** begin Provided material **

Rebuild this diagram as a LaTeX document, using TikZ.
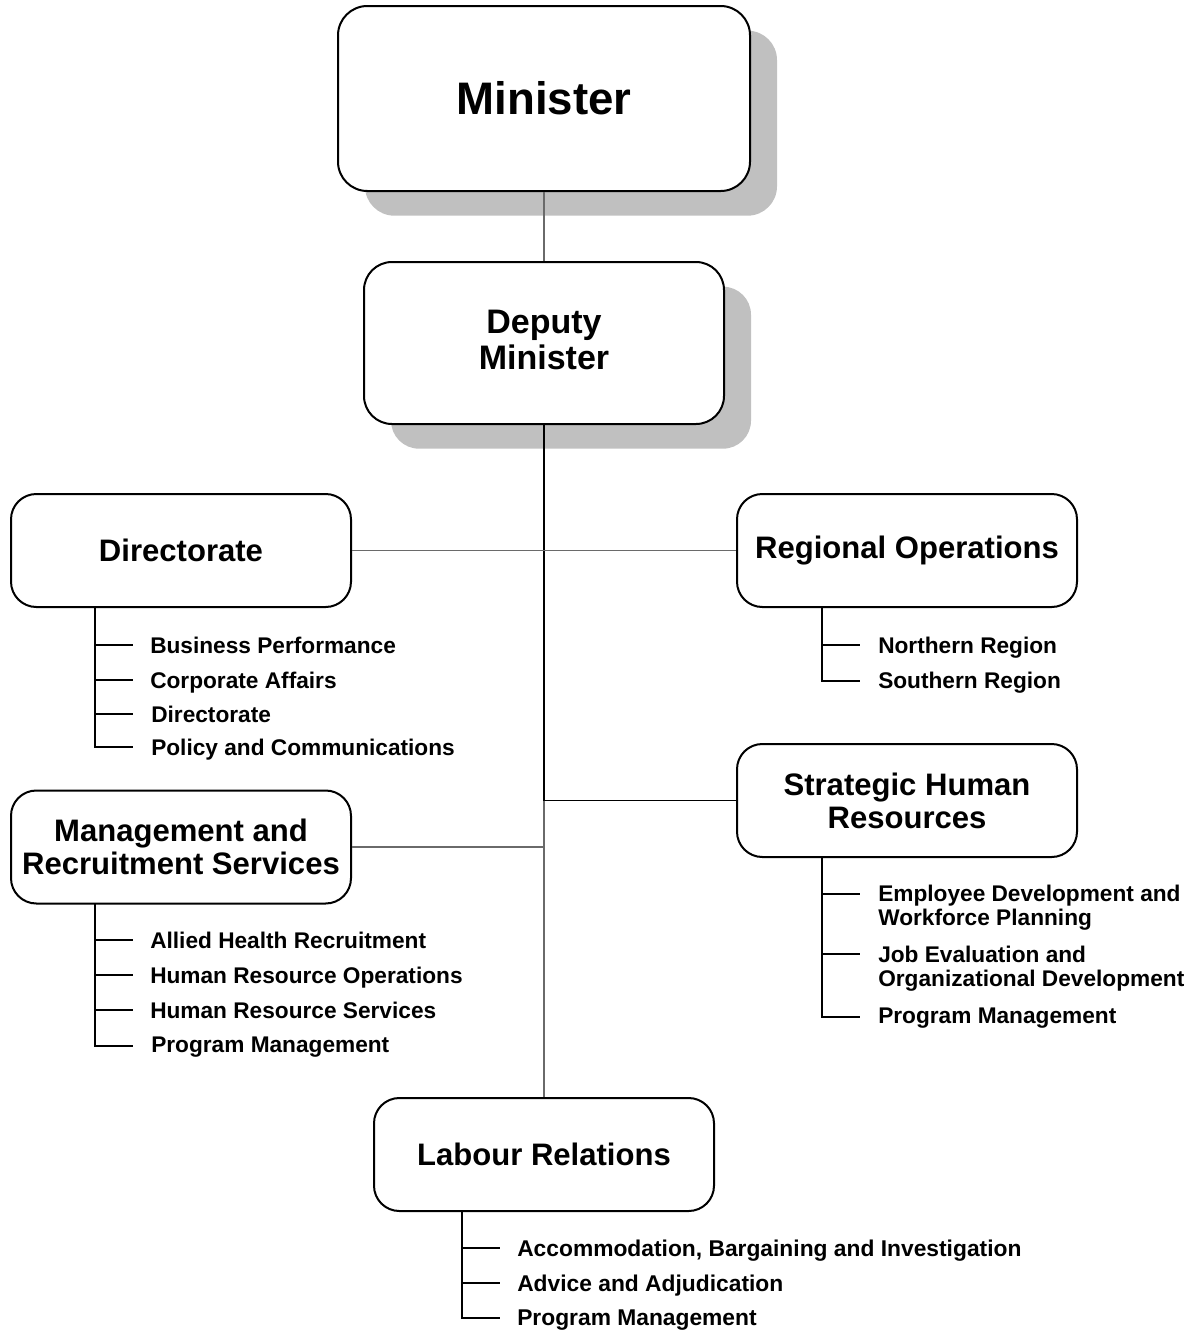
\documentclass[tikz,border=0pt]{standalone}
\usepackage{fontspec}
\setmainfont{Liberation Sans}
\usetikzlibrary{shadows}
\tikzset{
  mainbox/.style={draw=black, line width=1.5pt, fill=white, rounded corners=19pt,
    minimum width=255pt, minimum height=84.75pt, inner sep=0pt, align=center,
    font=\bfseries\fontsize{23.3pt}{24.75pt}\selectfont},
  shadowed/.style={drop shadow={shadow xshift=20.25pt, shadow yshift=-18.5pt, fill=shadowgray, opacity=1}},
  sublabel/.style={anchor=north west, inner sep=0pt, align=left,
    font=\bfseries\fontsize{17pt}{18pt}\selectfont},
  subline/.style={draw=black, line width=1.1pt},
  conngray/.style={draw=linegray, line width=1.2pt},
  connblack/.style={draw=black, line width=1.4pt},
}
\definecolor{shadowgray}{HTML}{C0C0C0}
\definecolor{linegray}{HTML}{6A6A6A}
\begin{document}
\begin{tikzpicture}[x=0.75pt,y=-0.75pt]
\useasboundingbox (0,0) rectangle (1203,1332);

% top boxes
\node[mainbox, shadowed, rounded corners=22pt, minimum width=309pt, minimum height=138.75pt,
      font=\bfseries\fontsize{34.2pt}{36pt}\selectfont] (min) at (544,98.5) {Minister};
\node[mainbox, shadowed, rounded corners=21pt, minimum width=270pt, minimum height=121.5pt,
      font=\bfseries\fontsize{25.5pt}{27pt}\selectfont] (dep) at (544,343) {Deputy\\Minister\rule[-4.5pt]{0pt}{0pt}};

% second level boxes
\node[mainbox] (dir) at (181,550.5) {Directorate};
\node[mainbox] (reg) at (907,550.5) {Regional Operations};
\node[mainbox] (shr) at (907,800.5) {Strategic Human\\Resources};
\node[mainbox] (mrs) at (181,847) {Management and\\Recruitment Services};
\node[mainbox] (lab) at (544,1154.5) {Labour Relations};

% junction coordinates on trunk
\coordinate (jd) at (544,550.5);
\coordinate (js) at (544,800.5);
\coordinate (jm) at (544,847);

% connectors
\draw[conngray] (min.south) -- (dep.north);
\draw[connblack] (dep.south) -- (js);
\draw[conngray] (js) -- (lab.north);
\draw[conngray] (dir.east) -- (reg.west);
\draw[connblack] (js) -- (shr.west);
\draw[conngray] (mrs.east) -- (jm);

% Directorate list
\node[sublabel] (d1) at (150,636.5) {Business Performance};
\node[sublabel] (d2) at (150,671.5) {Corporate Affairs};
\node[sublabel] (d3) at (151,705.5) {Directorate};
\node[sublabel] (d4) at (151,738.5) {Policy and Communications};
\coordinate (d0) at (95,607);
\coordinate (d1t) at (133,645);
\coordinate (d2t) at (133,680);
\coordinate (d3t) at (133,714);
\coordinate (d4t) at (133,747);
\draw[subline] (d0) |- (d4t);
\draw[subline] (d0 |- d1t) -- (d1t);
\draw[subline] (d0 |- d2t) -- (d2t);
\draw[subline] (d0 |- d3t) -- (d3t);

% Regional list
\node[sublabel] (r1) at (878,636.5) {Northern Region};
\node[sublabel] (r2) at (878,672) {Southern Region};
\coordinate (r0) at (822,607);
\coordinate (r1t) at (860,645);
\coordinate (r2t) at (860,681);
\draw[subline] (r0) |- (r2t);
\draw[subline] (r0 |- r1t) -- (r1t);

% Strategic HR list
\node[sublabel] (s1) at (878,884.5) {Employee Development and\\Workforce Planning};
\node[sublabel] (s2) at (878,945.5) {Job Evaluation and\\Organizational Development};
\node[sublabel] (s3) at (878,1007.5) {Program Management};
\coordinate (s0) at (822,857);
\coordinate (s1t) at (860,894);
\coordinate (s2t) at (860,954);
\coordinate (s3t) at (860,1017);
\draw[subline] (s0) |- (s3t);
\draw[subline] (s0 |- s1t) -- (s1t);
\draw[subline] (s0 |- s2t) -- (s2t);

% Management list
\node[sublabel] (m1) at (150,931.5) {Allied Health Recruitment};
\node[sublabel] (m2) at (150,966.5) {Human Resource Operations};
\node[sublabel] (m3) at (150,1001.5) {Human Resource Services};
\node[sublabel] (m4) at (151,1037) {Program Management};
\coordinate (m0) at (95,904);
\coordinate (m1t) at (133,940);
\coordinate (m2t) at (133,975);
\coordinate (m3t) at (133,1010);
\coordinate (m4t) at (133,1046);
\draw[subline] (m0) |- (m4t);
\draw[subline] (m0 |- m1t) -- (m1t);
\draw[subline] (m0 |- m2t) -- (m2t);
\draw[subline] (m0 |- m3t) -- (m3t);

% Labour list
\node[sublabel, font=\bfseries\fontsize{17.1pt}{18pt}\selectfont] (l1) at (517,1239.5) {Accommodation, Bargaining and Investigation};
\node[sublabel, font=\bfseries\fontsize{17.1pt}{18pt}\selectfont] (l2) at (517,1274.5) {Advice and Adjudication};
\node[sublabel, font=\bfseries\fontsize{17.1pt}{18pt}\selectfont] (l3) at (517,1309.5) {Program Management};
\coordinate (l0) at (462,1211);
\coordinate (l1t) at (500,1248);
\coordinate (l2t) at (500,1283);
\coordinate (l3t) at (500,1318);
\draw[subline] (l0) |- (l3t);
\draw[subline] (l0 |- l1t) -- (l1t);
\draw[subline] (l0 |- l2t) -- (l2t);
\end{tikzpicture}
\end{document}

** end Provided material **

### Aim of the task
Reproduce the listing above exactly, excluding all pictures.

### Result of this task
Rebuild this diagram as a LaTeX document, using TikZ.
\documentclass[tikz,border=0pt]{standalone}
\usepackage{fontspec}
\setmainfont{Liberation Sans}
\usetikzlibrary{shadows}
\tikzset{
  mainbox/.style={draw=black, line width=1.5pt, fill=white, rounded corners=19pt,
    minimum width=255pt, minimum height=84.75pt, inner sep=0pt, align=center,
    font=\bfseries\fontsize{23.3pt}{24.75pt}\selectfont},
  shadowed/.style={drop shadow={shadow xshift=20.25pt, shadow yshift=-18.5pt, fill=shadowgray, opacity=1}},
  sublabel/.style={anchor=north west, inner sep=0pt, align=left,
    font=\bfseries\fontsize{17pt}{18pt}\selectfont},
  subline/.style={draw=black, line width=1.1pt},
  conngray/.style={draw=linegray, line width=1.2pt},
  connblack/.style={draw=black, line width=1.4pt},
}
\definecolor{shadowgray}{HTML}{C0C0C0}
\definecolor{linegray}{HTML}{6A6A6A}
\begin{document}
\begin{tikzpicture}[x=0.75pt,y=-0.75pt]
\useasboundingbox (0,0) rectangle (1203,1332);

% top boxes
\node[mainbox, shadowed, rounded corners=22pt, minimum width=309pt, minimum height=138.75pt,
      font=\bfseries\fontsize{34.2pt}{36pt}\selectfont] (min) at (544,98.5) {Minister};
\node[mainbox, shadowed, rounded corners=21pt, minimum width=270pt, minimum height=121.5pt,
      font=\bfseries\fontsize{25.5pt}{27pt}\selectfont] (dep) at (544,343) {Deputy\\Minister\rule[-4.5pt]{0pt}{0pt}};

% second level boxes
\node[mainbox] (dir) at (181,550.5) {Directorate};
\node[mainbox] (reg) at (907,550.5) {Regional Operations};
\node[mainbox] (shr) at (907,800.5) {Strategic Human\\Resources};
\node[mainbox] (mrs) at (181,847) {Management and\\Recruitment Services};
\node[mainbox] (lab) at (544,1154.5) {Labour Relations};

% junction coordinates on trunk
\coordinate (jd) at (544,550.5);
\coordinate (js) at (544,800.5);
\coordinate (jm) at (544,847);

% connectors
\draw[conngray] (min.south) -- (dep.north);
\draw[connblack] (dep.south) -- (js);
\draw[conngray] (js) -- (lab.north);
\draw[conngray] (dir.east) -- (reg.west);
\draw[connblack] (js) -- (shr.west);
\draw[conngray] (mrs.east) -- (jm);

% Directorate list
\node[sublabel] (d1) at (150,636.5) {Business Performance};
\node[sublabel] (d2) at (150,671.5) {Corporate Affairs};
\node[sublabel] (d3) at (151,705.5) {Directorate};
\node[sublabel] (d4) at (151,738.5) {Policy and Communications};
\coordinate (d0) at (95,607);
\coordinate (d1t) at (133,645);
\coordinate (d2t) at (133,680);
\coordinate (d3t) at (133,714);
\coordinate (d4t) at (133,747);
\draw[subline] (d0) |- (d4t);
\draw[subline] (d0 |- d1t) -- (d1t);
\draw[subline] (d0 |- d2t) -- (d2t);
\draw[subline] (d0 |- d3t) -- (d3t);

% Regional list
\node[sublabel] (r1) at (878,636.5) {Northern Region};
\node[sublabel] (r2) at (878,672) {Southern Region};
\coordinate (r0) at (822,607);
\coordinate (r1t) at (860,645);
\coordinate (r2t) at (860,681);
\draw[subline] (r0) |- (r2t);
\draw[subline] (r0 |- r1t) -- (r1t);

% Strategic HR list
\node[sublabel] (s1) at (878,884.5) {Employee Development and\\Workforce Planning};
\node[sublabel] (s2) at (878,945.5) {Job Evaluation and\\Organizational Development};
\node[sublabel] (s3) at (878,1007.5) {Program Management};
\coordinate (s0) at (822,857);
\coordinate (s1t) at (860,894);
\coordinate (s2t) at (860,954);
\coordinate (s3t) at (860,1017);
\draw[subline] (s0) |- (s3t);
\draw[subline] (s0 |- s1t) -- (s1t);
\draw[subline] (s0 |- s2t) -- (s2t);

% Management list
\node[sublabel] (m1) at (150,931.5) {Allied Health Recruitment};
\node[sublabel] (m2) at (150,966.5) {Human Resource Operations};
\node[sublabel] (m3) at (150,1001.5) {Human Resource Services};
\node[sublabel] (m4) at (151,1037) {Program Management};
\coordinate (m0) at (95,904);
\coordinate (m1t) at (133,940);
\coordinate (m2t) at (133,975);
\coordinate (m3t) at (133,1010);
\coordinate (m4t) at (133,1046);
\draw[subline] (m0) |- (m4t);
\draw[subline] (m0 |- m1t) -- (m1t);
\draw[subline] (m0 |- m2t) -- (m2t);
\draw[subline] (m0 |- m3t) -- (m3t);

% Labour list
\node[sublabel, font=\bfseries\fontsize{17.1pt}{18pt}\selectfont] (l1) at (517,1239.5) {Accommodation, Bargaining and Investigation};
\node[sublabel, font=\bfseries\fontsize{17.1pt}{18pt}\selectfont] (l2) at (517,1274.5) {Advice and Adjudication};
\node[sublabel, font=\bfseries\fontsize{17.1pt}{18pt}\selectfont] (l3) at (517,1309.5) {Program Management};
\coordinate (l0) at (462,1211);
\coordinate (l1t) at (500,1248);
\coordinate (l2t) at (500,1283);
\coordinate (l3t) at (500,1318);
\draw[subline] (l0) |- (l3t);
\draw[subline] (l0 |- l1t) -- (l1t);
\draw[subline] (l0 |- l2t) -- (l2t);
\end{tikzpicture}
\end{document}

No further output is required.